↓↓↓

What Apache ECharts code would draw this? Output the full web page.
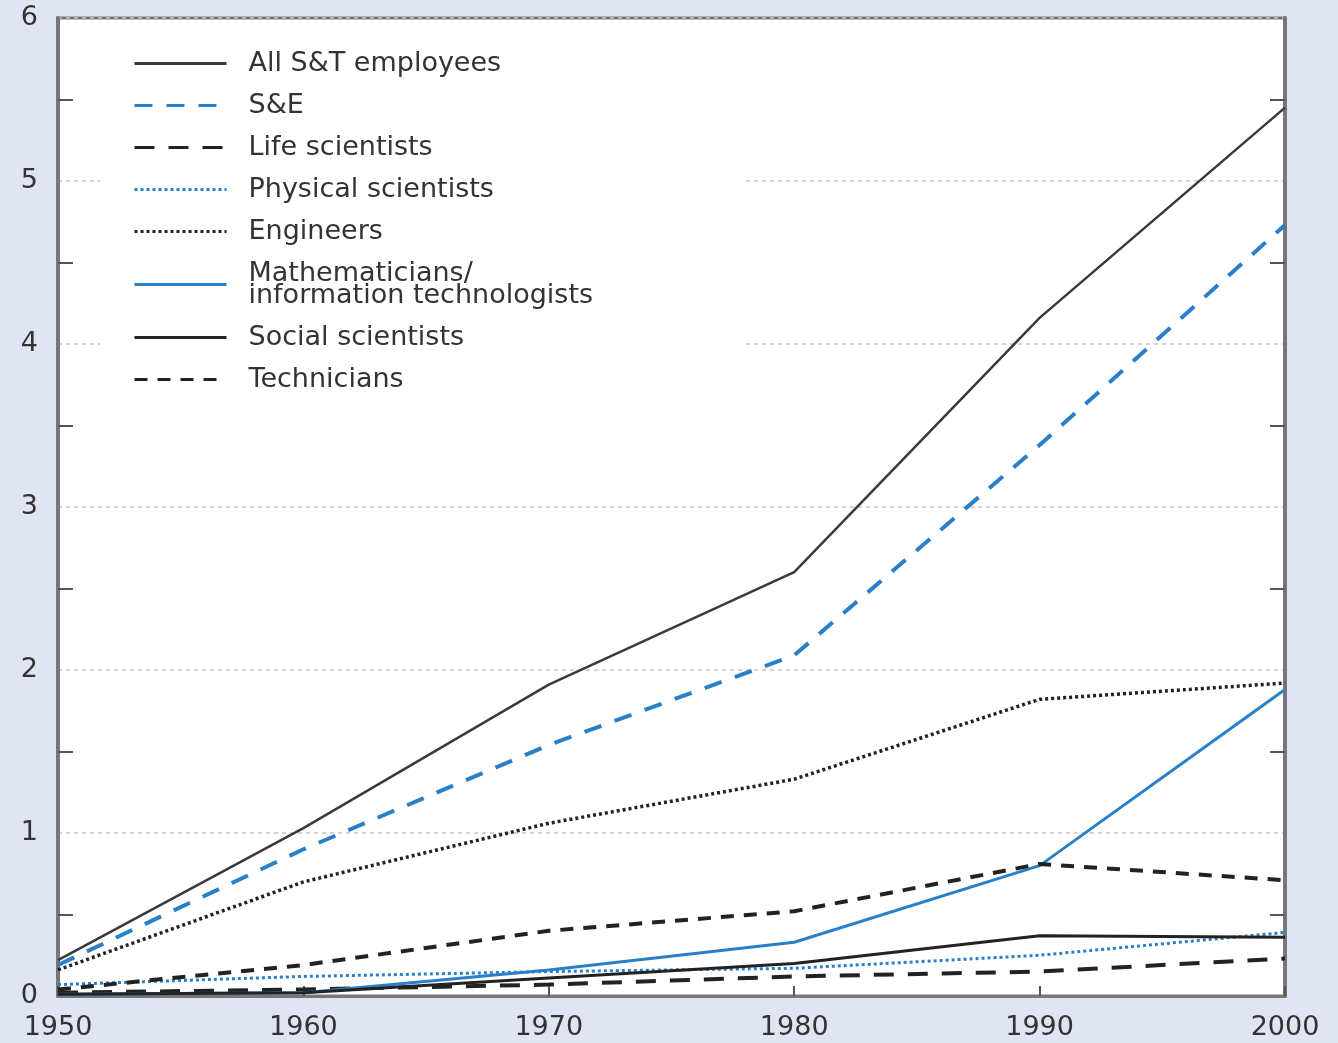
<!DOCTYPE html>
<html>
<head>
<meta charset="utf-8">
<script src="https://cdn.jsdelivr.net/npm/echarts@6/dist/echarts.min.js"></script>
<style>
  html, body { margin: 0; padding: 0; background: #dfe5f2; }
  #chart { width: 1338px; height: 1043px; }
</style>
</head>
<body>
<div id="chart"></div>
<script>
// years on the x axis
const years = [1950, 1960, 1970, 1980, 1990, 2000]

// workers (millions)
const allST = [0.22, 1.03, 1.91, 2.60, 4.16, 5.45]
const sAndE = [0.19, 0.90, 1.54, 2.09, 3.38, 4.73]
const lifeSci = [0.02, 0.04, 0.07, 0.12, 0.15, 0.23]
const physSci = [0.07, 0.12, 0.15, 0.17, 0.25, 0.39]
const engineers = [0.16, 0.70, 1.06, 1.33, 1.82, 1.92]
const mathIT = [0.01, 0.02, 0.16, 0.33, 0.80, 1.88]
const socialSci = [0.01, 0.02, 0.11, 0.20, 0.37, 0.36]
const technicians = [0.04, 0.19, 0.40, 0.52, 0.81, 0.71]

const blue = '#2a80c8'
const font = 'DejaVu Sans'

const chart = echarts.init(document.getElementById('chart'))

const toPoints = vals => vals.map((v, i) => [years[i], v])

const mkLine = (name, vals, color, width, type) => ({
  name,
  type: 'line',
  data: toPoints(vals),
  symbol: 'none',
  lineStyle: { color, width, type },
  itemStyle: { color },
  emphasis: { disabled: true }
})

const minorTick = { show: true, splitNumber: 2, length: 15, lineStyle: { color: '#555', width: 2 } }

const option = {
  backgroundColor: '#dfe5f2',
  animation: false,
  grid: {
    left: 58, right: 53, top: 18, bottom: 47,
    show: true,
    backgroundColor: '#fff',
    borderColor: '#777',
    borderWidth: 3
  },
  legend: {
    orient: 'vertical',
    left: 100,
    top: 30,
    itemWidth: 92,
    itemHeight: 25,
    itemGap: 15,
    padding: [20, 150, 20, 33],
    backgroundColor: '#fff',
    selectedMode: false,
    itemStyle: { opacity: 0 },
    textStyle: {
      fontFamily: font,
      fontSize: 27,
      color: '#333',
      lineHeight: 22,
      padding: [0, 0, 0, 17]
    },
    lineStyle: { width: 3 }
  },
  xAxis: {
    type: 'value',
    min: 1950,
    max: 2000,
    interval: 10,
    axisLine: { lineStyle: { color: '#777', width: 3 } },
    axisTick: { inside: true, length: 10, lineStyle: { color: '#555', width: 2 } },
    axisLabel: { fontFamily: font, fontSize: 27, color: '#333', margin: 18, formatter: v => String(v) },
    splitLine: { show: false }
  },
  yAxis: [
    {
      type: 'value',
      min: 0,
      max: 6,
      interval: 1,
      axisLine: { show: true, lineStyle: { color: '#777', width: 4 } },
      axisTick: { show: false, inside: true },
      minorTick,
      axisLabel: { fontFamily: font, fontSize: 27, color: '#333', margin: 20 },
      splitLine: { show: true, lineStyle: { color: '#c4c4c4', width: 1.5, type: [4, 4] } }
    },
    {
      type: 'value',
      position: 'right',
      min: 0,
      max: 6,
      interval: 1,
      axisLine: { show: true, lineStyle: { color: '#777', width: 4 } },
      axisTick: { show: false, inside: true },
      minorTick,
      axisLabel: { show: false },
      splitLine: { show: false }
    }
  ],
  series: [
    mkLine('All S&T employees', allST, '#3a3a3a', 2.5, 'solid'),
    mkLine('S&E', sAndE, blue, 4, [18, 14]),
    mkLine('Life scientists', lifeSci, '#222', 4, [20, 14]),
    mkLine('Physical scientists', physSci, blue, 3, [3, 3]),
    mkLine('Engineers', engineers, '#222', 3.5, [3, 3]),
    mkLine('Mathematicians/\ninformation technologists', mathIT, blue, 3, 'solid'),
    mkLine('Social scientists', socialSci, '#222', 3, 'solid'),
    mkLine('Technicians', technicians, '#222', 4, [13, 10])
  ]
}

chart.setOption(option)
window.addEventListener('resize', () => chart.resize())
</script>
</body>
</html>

↑↑↑

### TASK DIRECTIONS
Leave out the pictures, then repeat the listing above exactly from its first line to the line with "const years = [1950, 1960, 1970, 1980, 1990, 2000]", inclusive.

### SOLUTION FOR THIS TASK
What Apache ECharts code would draw this? Output the full web page.
<!DOCTYPE html>
<html>
<head>
<meta charset="utf-8">
<script src="https://cdn.jsdelivr.net/npm/echarts@6/dist/echarts.min.js"></script>
<style>
  html, body { margin: 0; padding: 0; background: #dfe5f2; }
  #chart { width: 1338px; height: 1043px; }
</style>
</head>
<body>
<div id="chart"></div>
<script>
// years on the x axis
const years = [1950, 1960, 1970, 1980, 1990, 2000]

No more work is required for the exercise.